------ Data extract
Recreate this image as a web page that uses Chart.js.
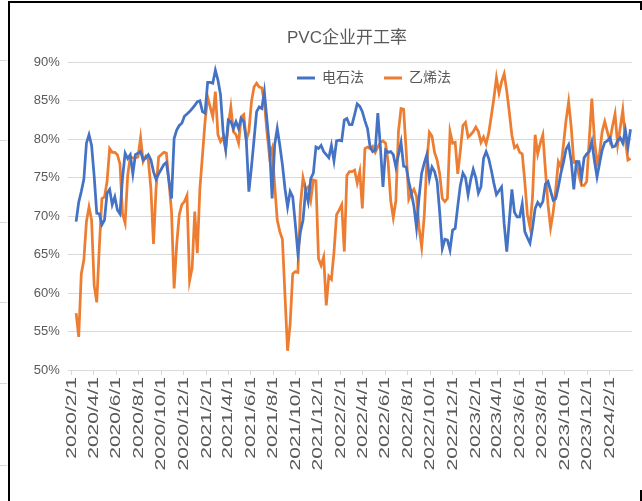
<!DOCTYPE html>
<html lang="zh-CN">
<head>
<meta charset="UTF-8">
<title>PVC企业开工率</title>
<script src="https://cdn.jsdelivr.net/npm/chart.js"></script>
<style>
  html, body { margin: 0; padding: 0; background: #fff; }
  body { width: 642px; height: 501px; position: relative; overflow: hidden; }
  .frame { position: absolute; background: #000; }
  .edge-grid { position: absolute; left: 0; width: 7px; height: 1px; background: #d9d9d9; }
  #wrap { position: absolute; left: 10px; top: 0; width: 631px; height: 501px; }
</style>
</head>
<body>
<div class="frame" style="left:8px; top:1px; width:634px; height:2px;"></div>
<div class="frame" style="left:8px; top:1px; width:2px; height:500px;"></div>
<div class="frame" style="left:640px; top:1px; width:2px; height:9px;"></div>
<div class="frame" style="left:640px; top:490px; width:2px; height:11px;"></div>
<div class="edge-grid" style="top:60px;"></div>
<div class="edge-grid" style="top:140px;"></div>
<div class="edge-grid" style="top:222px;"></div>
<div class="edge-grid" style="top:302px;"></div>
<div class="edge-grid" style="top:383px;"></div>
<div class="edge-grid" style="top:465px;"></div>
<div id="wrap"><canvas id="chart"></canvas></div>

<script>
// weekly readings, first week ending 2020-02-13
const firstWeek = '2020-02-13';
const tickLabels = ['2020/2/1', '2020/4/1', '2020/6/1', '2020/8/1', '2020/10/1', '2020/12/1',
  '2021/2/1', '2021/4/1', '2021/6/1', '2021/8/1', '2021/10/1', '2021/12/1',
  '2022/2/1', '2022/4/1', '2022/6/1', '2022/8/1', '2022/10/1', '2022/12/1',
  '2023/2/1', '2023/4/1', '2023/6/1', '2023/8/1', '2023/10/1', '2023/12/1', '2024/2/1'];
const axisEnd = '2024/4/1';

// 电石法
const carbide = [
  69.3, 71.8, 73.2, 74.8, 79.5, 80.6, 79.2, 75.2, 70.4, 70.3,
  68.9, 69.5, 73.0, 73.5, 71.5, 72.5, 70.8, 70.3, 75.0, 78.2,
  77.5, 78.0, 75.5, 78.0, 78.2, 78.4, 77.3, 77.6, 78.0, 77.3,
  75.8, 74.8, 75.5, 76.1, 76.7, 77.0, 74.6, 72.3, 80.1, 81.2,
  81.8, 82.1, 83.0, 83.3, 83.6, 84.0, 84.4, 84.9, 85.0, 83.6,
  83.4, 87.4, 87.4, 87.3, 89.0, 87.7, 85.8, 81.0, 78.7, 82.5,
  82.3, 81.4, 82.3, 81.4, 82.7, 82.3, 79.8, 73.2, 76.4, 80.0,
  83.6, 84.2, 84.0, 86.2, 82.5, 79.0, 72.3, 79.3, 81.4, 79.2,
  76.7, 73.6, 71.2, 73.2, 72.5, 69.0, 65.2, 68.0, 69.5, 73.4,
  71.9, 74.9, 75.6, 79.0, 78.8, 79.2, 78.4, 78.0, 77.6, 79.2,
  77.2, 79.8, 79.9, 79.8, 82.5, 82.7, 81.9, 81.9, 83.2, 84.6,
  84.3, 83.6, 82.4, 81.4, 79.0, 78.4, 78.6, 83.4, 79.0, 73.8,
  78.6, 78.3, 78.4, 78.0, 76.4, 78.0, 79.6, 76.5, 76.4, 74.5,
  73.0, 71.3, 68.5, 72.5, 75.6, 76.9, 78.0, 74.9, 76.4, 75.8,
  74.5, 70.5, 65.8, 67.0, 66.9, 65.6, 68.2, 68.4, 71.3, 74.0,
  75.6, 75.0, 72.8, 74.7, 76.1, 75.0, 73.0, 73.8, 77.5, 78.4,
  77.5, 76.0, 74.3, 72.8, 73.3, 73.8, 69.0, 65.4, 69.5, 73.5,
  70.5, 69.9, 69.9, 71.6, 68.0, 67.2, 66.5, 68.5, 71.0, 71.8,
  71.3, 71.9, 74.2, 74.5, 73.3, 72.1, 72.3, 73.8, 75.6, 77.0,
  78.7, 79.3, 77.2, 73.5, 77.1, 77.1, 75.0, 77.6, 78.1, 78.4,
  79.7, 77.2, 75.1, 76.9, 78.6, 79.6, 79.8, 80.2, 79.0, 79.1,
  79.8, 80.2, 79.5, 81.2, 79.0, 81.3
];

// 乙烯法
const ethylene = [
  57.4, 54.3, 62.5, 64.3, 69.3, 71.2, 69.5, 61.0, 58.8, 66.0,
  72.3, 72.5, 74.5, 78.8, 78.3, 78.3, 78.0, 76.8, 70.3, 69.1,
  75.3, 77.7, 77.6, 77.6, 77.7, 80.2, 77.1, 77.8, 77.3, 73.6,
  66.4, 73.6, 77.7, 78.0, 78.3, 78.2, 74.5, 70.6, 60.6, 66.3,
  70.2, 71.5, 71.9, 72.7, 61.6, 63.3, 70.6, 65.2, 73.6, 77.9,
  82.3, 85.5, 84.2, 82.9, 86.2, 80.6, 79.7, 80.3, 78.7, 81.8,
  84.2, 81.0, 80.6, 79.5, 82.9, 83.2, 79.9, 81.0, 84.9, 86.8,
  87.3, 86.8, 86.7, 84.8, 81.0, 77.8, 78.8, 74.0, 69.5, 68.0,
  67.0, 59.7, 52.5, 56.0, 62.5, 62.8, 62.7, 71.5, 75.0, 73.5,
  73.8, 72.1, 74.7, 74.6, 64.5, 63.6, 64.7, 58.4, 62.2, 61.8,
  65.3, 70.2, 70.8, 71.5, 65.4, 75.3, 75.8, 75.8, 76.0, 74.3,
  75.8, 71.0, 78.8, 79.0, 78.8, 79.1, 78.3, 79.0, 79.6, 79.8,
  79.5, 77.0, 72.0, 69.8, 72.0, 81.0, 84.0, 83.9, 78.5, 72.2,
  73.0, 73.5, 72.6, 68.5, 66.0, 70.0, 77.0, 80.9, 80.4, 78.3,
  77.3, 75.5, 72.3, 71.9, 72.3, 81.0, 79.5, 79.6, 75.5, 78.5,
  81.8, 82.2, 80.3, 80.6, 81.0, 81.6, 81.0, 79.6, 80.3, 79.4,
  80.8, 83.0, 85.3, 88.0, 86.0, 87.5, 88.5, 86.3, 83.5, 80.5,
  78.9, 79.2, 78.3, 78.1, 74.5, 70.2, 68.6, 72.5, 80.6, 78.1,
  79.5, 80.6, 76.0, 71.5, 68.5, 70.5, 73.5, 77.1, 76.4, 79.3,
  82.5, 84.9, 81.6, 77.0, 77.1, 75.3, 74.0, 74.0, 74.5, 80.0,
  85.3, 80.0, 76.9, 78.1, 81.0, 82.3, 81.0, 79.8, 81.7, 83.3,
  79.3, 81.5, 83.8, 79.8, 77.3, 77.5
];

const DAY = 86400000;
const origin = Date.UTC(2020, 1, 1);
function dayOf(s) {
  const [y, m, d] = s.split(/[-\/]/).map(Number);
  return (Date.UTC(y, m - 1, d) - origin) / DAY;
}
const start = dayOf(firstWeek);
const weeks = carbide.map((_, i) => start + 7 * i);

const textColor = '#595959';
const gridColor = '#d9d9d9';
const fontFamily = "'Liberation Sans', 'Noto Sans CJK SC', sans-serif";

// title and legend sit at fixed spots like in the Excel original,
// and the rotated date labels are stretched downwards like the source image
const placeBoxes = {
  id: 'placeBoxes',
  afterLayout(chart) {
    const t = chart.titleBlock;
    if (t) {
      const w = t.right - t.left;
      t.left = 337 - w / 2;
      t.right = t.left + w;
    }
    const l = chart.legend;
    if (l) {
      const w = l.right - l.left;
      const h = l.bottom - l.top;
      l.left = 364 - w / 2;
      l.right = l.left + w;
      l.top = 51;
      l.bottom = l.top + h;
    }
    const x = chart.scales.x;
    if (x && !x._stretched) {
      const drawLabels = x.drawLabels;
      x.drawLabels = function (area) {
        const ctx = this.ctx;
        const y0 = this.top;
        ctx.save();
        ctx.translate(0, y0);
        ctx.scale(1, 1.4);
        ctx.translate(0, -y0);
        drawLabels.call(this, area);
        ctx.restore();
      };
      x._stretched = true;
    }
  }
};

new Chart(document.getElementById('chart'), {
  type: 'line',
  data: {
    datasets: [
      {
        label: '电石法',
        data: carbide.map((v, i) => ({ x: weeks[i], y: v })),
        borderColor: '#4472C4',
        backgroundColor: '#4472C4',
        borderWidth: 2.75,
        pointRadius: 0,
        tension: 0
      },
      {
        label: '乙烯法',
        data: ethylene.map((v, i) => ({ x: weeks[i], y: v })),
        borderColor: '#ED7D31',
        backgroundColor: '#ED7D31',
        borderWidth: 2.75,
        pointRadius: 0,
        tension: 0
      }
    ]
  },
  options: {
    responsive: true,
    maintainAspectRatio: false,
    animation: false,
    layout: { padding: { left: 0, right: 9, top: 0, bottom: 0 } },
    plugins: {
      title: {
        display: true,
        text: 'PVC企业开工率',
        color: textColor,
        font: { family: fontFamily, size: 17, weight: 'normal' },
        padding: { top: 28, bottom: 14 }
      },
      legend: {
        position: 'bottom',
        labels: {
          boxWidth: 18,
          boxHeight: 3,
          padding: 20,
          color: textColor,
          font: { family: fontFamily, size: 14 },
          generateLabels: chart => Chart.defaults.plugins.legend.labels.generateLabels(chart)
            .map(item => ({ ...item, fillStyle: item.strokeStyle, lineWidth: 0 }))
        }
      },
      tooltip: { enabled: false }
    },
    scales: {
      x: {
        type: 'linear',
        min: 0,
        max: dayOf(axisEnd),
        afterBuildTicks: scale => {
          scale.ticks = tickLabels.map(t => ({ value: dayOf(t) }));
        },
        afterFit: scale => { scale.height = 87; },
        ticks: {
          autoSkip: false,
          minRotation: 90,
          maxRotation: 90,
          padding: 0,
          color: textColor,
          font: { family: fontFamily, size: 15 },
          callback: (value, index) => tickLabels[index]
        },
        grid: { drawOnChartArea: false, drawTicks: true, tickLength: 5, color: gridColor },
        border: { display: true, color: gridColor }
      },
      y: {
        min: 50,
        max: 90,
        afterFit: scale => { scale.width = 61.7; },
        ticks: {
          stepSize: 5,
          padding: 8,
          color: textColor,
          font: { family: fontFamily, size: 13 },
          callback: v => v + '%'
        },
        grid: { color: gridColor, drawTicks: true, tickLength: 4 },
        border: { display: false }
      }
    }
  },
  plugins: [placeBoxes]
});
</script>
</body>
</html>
------------
Track down all lines above with the string "this" and copy them.

Worked answer ::
Recreate this image as a web page that uses Chart.js.
        const ctx = this.ctx;
        const y0 = this.top;
        drawLabels.call(this, area);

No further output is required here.